__Listed records__.
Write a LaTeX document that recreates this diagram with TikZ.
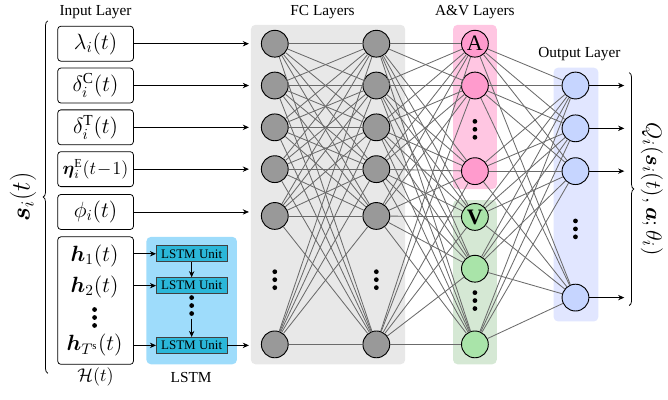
\documentclass[tikz,border=0pt]{standalone}
\usepackage{amsmath, amssymb}
\usepackage{fontspec}
\setmainfont{Liberation Serif}
\usetikzlibrary{arrows.meta, decorations.pathreplacing}

\definecolor{fcback}{HTML}{E8E8E8}
\definecolor{fcfill}{HTML}{999999}
\definecolor{aback}{HTML}{FFC6E2}
\definecolor{afill}{HTML}{FF9BCD}
\definecolor{vback}{HTML}{D5E8D4}
\definecolor{vfill}{HTML}{A9E4A9}
\definecolor{oback}{HTML}{E1E6FF}
\definecolor{ofill}{HTML}{C6D5FF}
\definecolor{lstmback}{HTML}{9EDCFB}
\definecolor{lstmfill}{HTML}{2BB7D9}

\begin{document}
\begin{tikzpicture}[
    x=0.65pt, y=-0.65pt,
    every node/.style={font=\normalsize},
    neuron/.style={circle, draw, line width=0.6pt, minimum size=17.5pt, inner sep=0pt},
    fcnode/.style={neuron, fill=fcfill},
    anode/.style={neuron, fill=afill},
    vnode/.style={neuron, fill=vfill},
    outnode/.style={neuron, fill=ofill},
    inbox/.style={rectangle, draw, rounded corners=2pt, line width=0.5pt,
      minimum width=49.4pt, minimum height=22.8pt, inner sep=0pt, font=\Large},
    lstmunit/.style={rectangle, draw=black!75, fill=lstmfill, line width=0.5pt,
      minimum width=46pt, minimum height=10.4pt, inner sep=0pt,
      font=\fontsize{8.5}{9}\selectfont},
    layer/.style={rounded corners=3pt},
    edge/.style={draw=black!58, line width=0.55pt},
    arr/.style={-{Stealth[length=4pt, width=3.5pt]}, line width=0.5pt},
    vdots/.pic={\foreach \d in {-8,0,8} \fill (0,\d) circle (2.4);}
  ]
  % layer backgrounds
  \fill[layer, fcback] (252,23) rectangle (407,364);
  \fill[layer, aback] (455,23) rectangle (499,188);
  \fill[layer, vback] (455,199) rectangle (499,364);
  \fill[layer, oback] (556,66) rectangle (601,321);
  \fill[layer, lstmback] (147,236) rectangle (238,364);

  % titles
  \node (tin) at (96,10) {Input Layer};
  \node (tfc) at (324,10) {FC Layers};
  \node (tav) at (477,10) {A\&V Layers};
  \node (tout) at (582,52) {Output Layer};
  \node (tlstm) at (192,377) {LSTM};
  \node (thist) at (96,377) {\large $\mathcal{H}(t)$};

  % input layer
  \node[inbox] (in1) at (96,42) {$\lambda_i(t)$};
  \node[inbox] (in2) at (96,84) {$\delta_i^{\mathrm{C}}(t)$};
  \node[inbox] (in3) at (96,126) {$\delta_i^{\mathrm{T}}(t)$};
  \node[inbox, font=\large] (in4) at (96,168) {$\boldsymbol{\eta}_i^{\mathrm{E}}(t\!-\!1)$};
  \node[inbox] (in5) at (96,211) {$\phi_i(t)$};
  \node[inbox, minimum height=83.2pt] (hbox) at (96,300) {};
  \node[font=\Large] (h1) at (95,255) {$\boldsymbol{h}_1(t)$};
  \node[font=\Large] (h2) at (95,286) {$\boldsymbol{h}_2(t)$};
  \pic at (95,317) {vdots};
  \node[font=\Large] (h3) at (95,345) {$\boldsymbol{h}_{T^{\mathrm{s}}}(t)$};

  % LSTM
  \node[lstmunit] (u1) at (192.5,253) {LSTM Unit};
  \node[lstmunit] (u2) at (192.5,285) {LSTM Unit};
  \node[lstmunit] (u3) at (192.5,345) {LSTM Unit};
  \pic at (192.5,305) {vdots};
  \coordinate (ldots) at (192.5,318);
  \draw[arr] (u1) -- (u2);
  \draw[arr] (ldots) -- (u3);
  \foreach \i in {1,2,3}
    \draw[arr] (u\i.west -| hbox.east) -- (u\i.west);

  % FC layers
  \foreach \y [count=\i] in {42,84,126,168,215,344} {
    \node[fcnode] (f\i) at (276,\y) {};
    \node[fcnode] (g\i) at (378,\y) {};
  }
  \pic at (276,279) {vdots};
  \pic at (378,279) {vdots};

  % A&V layers
  \node[anode, font=\Large] (a1) at (477,42) {A};
  \node[anode] (a2) at (477,84) {};
  \node[anode] (a3) at (477,170) {};
  \pic at (477,128) {vdots};
  \node[vnode, font=\Large] (a4) at (477,216) {\textbf{V}};
  \node[vnode] (a5) at (477,268) {};
  \node[vnode] (a6) at (477,344) {};
  \pic at (477,300) {vdots};

  % output layer
  \node[outnode] (o1) at (578,84) {};
  \node[outnode] (o2) at (578,127) {};
  \node[outnode] (o3) at (578,170) {};
  \node[outnode] (o4) at (578,297) {};
  \pic at (578,228) {vdots};

  % connections
  \foreach \i in {1,...,6}
    \foreach \j in {1,...,6} {
      \draw[edge] (f\i) -- (g\j);
      \draw[edge] (g\i) -- (a\j);
    }
  \foreach \i in {1,...,6}
    \foreach \j in {1,...,4}
      \draw[edge] (a\i) -- (o\j);

  % inputs and outputs
  \coordinate (fcleft) at (250,0);
  \coordinate (qend) at (627,0);
  \foreach \i in {1,...,5}
    \draw[arr] (in\i.east) -- (in\i.east -| fcleft);
  \draw[arr] (u3.east) -- (u3.east -| fcleft);
  \foreach \i in {1,...,4}
    \draw[arr] (o\i.east) -- (o\i.east -| qend);

  % braces
  \draw[decorate, decoration={brace, amplitude=3pt}, line width=0.5pt]
    (48,373) -- (48,19) node[midway, left=4pt, rotate=90, anchor=south, font=\LARGE] (sstate) {$\boldsymbol{s}_i(t)$};
  \draw[decorate, decoration={brace, amplitude=3pt}, line width=0.5pt]
    (632,71) -- (632,305) node[midway, right=4pt, rotate=-90, anchor=south, font=\fontsize{15.5}{18}\selectfont] (qval) {$Q_i(\boldsymbol{s}_i(t),\boldsymbol{a};\theta_i)$};

  \useasboundingbox (0,0) rectangle (668,399);
\end{tikzpicture}
\end{document}
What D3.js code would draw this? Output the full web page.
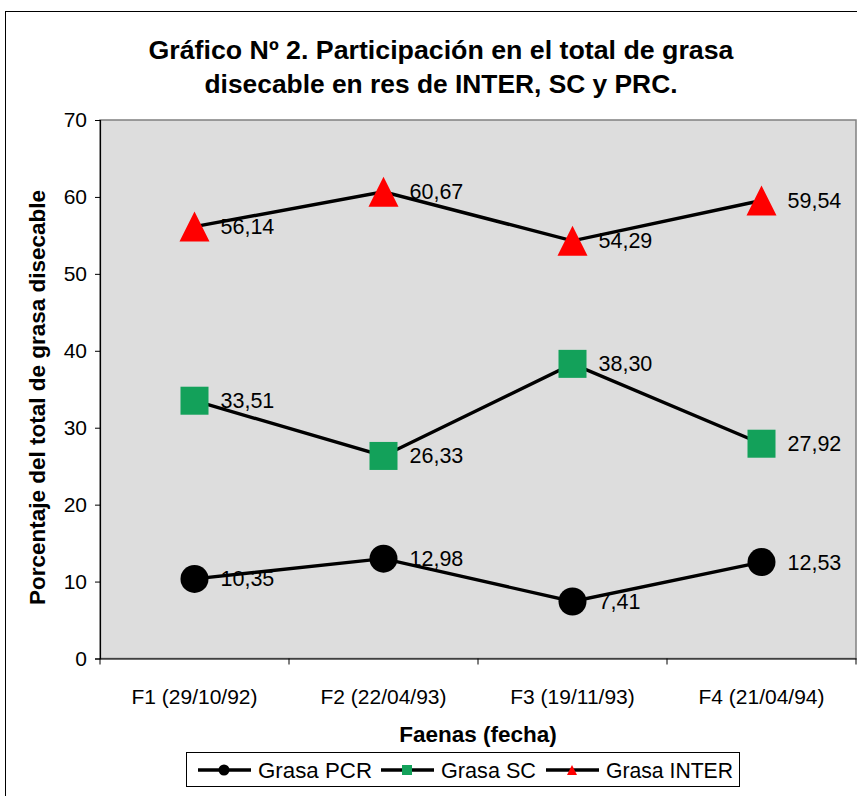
<!DOCTYPE html>
<html>
<head>
<meta charset="utf-8">
<script src="https://cdn.jsdelivr.net/npm/d3@7"></script>
<style>
  html, body { margin: 0; padding: 0; background: #fff; }
  svg { display: block; font-family: "Liberation Sans", Arial, sans-serif; }
</style>
</head>
<body>
<svg id="chart" width="857" height="796"></svg>
<script>
const categories = ["F1 (29/10/92)", "F2 (22/04/93)", "F3 (19/11/93)", "F4 (21/04/94)"];
const seriesNames = ["Grasa PCR", "Grasa SC", "Grasa INTER"];
const pcrValues = [10.35, 12.98, 7.41, 12.53];
const scValues = [33.51, 26.33, 38.30, 27.92];
const interValues = [56.14, 60.67, 54.29, 59.54];
const yTicks = [0, 10, 20, 30, 40, 50, 60, 70];
const titleLines = ["Gráfico Nº 2. Participación en el total de grasa", "disecable en res de INTER, SC y PRC."];
const yTitle = "Porcentaje del total de grasa disecable";
const xTitle = "Faenas (fecha)";

const series = [
  { name: seriesNames[0], values: pcrValues, shape: "circle", color: "#000000" },
  { name: seriesNames[1], values: scValues, shape: "square", color: "#13A15A" },
  { name: seriesNames[2], values: interValues, shape: "triangle", color: "#FF0000" }
];

const svg = d3.select("#chart");
const plot = { left: 100, top: 120, right: 856, bottom: 658.5 };

const x = d3.scaleBand().domain(categories).range([plot.left, plot.right]).paddingInner(0).paddingOuter(0);
const y = d3.scaleLinear().domain([0, 70]).range([plot.bottom, plot.top]);
const fmt = d3.formatLocale({ decimal: ",", thousands: ".", grouping: [3], currency: ["", ""] }).format(".2f");

// outer frame
svg.append("rect").attr("x", 5.5).attr("y", 11.5).attr("width", 900).attr("height", 900)
  .attr("fill", "#fff").attr("stroke", "#000").attr("stroke-width", 1);

// title
const titleWidths = [585, 473];
svg.append("g").selectAll("text").data(titleLines).join("text")
  .attr("x", 441).attr("y", (d, i) => 59 + i * 34)
  .attr("text-anchor", "middle").attr("font-weight", "bold").attr("font-size", 25)
  .attr("textLength", (d, i) => titleWidths[i]).attr("lengthAdjust", "spacingAndGlyphs")
  .attr("fill", "#000").text(d => d);

// plot area
svg.append("rect").attr("x", plot.left).attr("y", plot.top)
  .attr("width", plot.right - plot.left).attr("height", plot.bottom - plot.top)
  .attr("fill", "#DDDDDD").attr("stroke", "#808080").attr("stroke-width", 1.5);

// y axis
const yAxis = d3.axisLeft(y).tickValues(yTicks).tickSize(5).tickPadding(8).tickFormat(d3.format("d"));
const gy = svg.append("g").attr("transform", `translate(${plot.left},0)`).call(yAxis);
gy.select(".domain").attr("stroke", "#000").attr("stroke-width", 1.2);
gy.selectAll(".tick line").attr("stroke", "#000");
gy.selectAll(".tick text").attr("font-size", 21).attr("fill", "#000").attr("font-family", "Liberation Sans, Arial, sans-serif");

// x axis
const xAxis = d3.axisBottom(x).tickSize(0).tickPadding(31);
const gx = svg.append("g").attr("transform", `translate(0,${plot.bottom})`).call(xAxis);
gx.select(".domain").attr("stroke", "#000").attr("stroke-width", 1.2);
gx.selectAll(".tick text").attr("font-size", 21).attr("fill", "#000").attr("font-family", "Liberation Sans, Arial, sans-serif");
// boundary ticks between categories
const boundaries = categories.map(c => x(c)).concat([x(categories[categories.length - 1]) + x.bandwidth()]);
svg.append("g").selectAll("line").data(boundaries).join("line")
  .attr("x1", d => d).attr("x2", d => d)
  .attr("y1", plot.bottom).attr("y2", plot.bottom + 6)
  .attr("stroke", "#000").attr("stroke-width", 1);

// axis titles
svg.append("text").attr("transform", `translate(45,${397.5}) rotate(-90)`)
  .attr("text-anchor", "middle").attr("font-weight", "bold").attr("font-size", 22.5)
  .attr("fill", "#000").text(yTitle);
svg.append("text").attr("x", (plot.left + plot.right) / 2).attr("y", 742)
  .attr("text-anchor", "middle").attr("font-weight", "bold").attr("font-size", 22.5)
  .attr("fill", "#000").text(xTitle);

const cx = c => x(c) + x.bandwidth() / 2;

function drawMarker(g, shape, color, size) {
  if (shape === "circle") {
    g.append("circle").attr("r", size / 2).attr("fill", color);
  } else if (shape === "square") {
    g.append("rect").attr("x", -size / 2).attr("y", -size / 2).attr("width", size).attr("height", size).attr("fill", color);
  } else {
    const h = size;
    g.append("path").attr("d", `M0,${-h / 2} L${size / 2},${h / 2} L${-size / 2},${h / 2} Z`).attr("fill", color);
  }
}

const line = d3.line().x(d => cx(d.c)).y(d => y(d.v));

series.forEach(s => {
  const pts = categories.map((c, i) => ({ c, v: s.values[i] }));
  svg.append("path").datum(pts).attr("d", line)
    .attr("fill", "none").attr("stroke", "#000").attr("stroke-width", 3.4).attr("stroke-linejoin", "miter");
  pts.forEach(p => {
    const g = svg.append("g").attr("transform", `translate(${cx(p.c)},${y(p.v)})`);
    drawMarker(g, s.shape, s.color, s.shape === "triangle" ? 30 : 28);
  });
  svg.append("g").selectAll("text").data(pts).join("text")
    .attr("x", d => cx(d.c) + 26).attr("y", d => y(d.v) + 7.5)
    .attr("font-size", 21.5).attr("fill", "#000").text(d => fmt(d.v));
});

// legend
const legend = svg.append("g");
legend.append("rect").attr("x", 186.5).attr("y", 752.5).attr("width", 553).attr("height", 34)
  .attr("fill", "#fff").attr("stroke", "#000").attr("stroke-width", 1);
const legendX = [198, 381, 546];
const legendW = [114, 95, 127];
series.forEach((s, i) => {
  const lx = legendX[i];
  const g = legend.append("g").attr("transform", `translate(${lx},770)`);
  g.append("line").attr("x1", 0).attr("x2", 53).attr("y1", 0).attr("y2", 0).attr("stroke", "#000").attr("stroke-width", 3.4);
  const m = g.append("g").attr("transform", "translate(26,0)");
  drawMarker(m, s.shape, s.color, s.shape === "circle" ? 11 : 10);
  g.append("text").attr("x", 60).attr("y", 8).attr("font-size", 22)
    .attr("textLength", legendW[i]).attr("lengthAdjust", "spacingAndGlyphs")
    .attr("fill", "#000").text(s.name);
});
</script>
</body>
</html>
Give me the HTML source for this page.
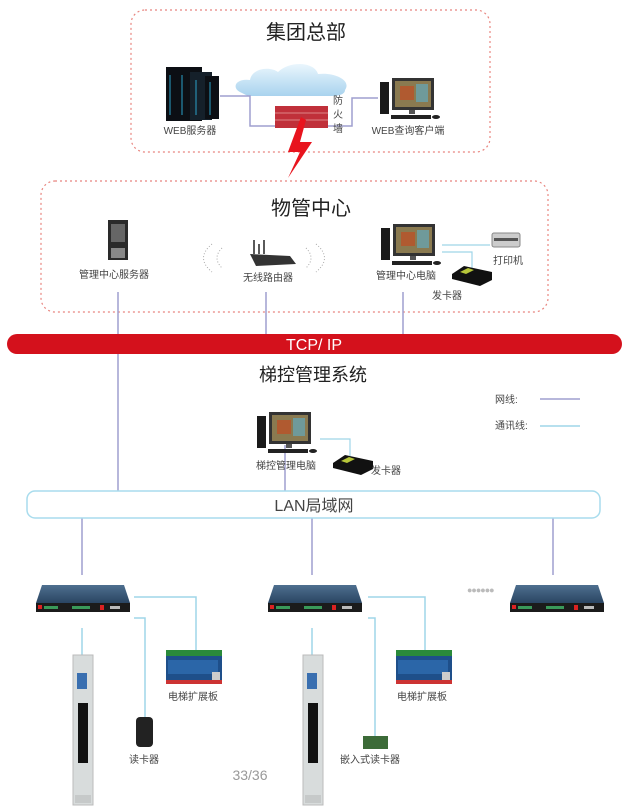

__Task details__.
Copy whichever lines in the listing above contain the word "page".

__Exercise solution__.
What D3.js code would draw this? Output the full web page.
Give me the HTML source for this page.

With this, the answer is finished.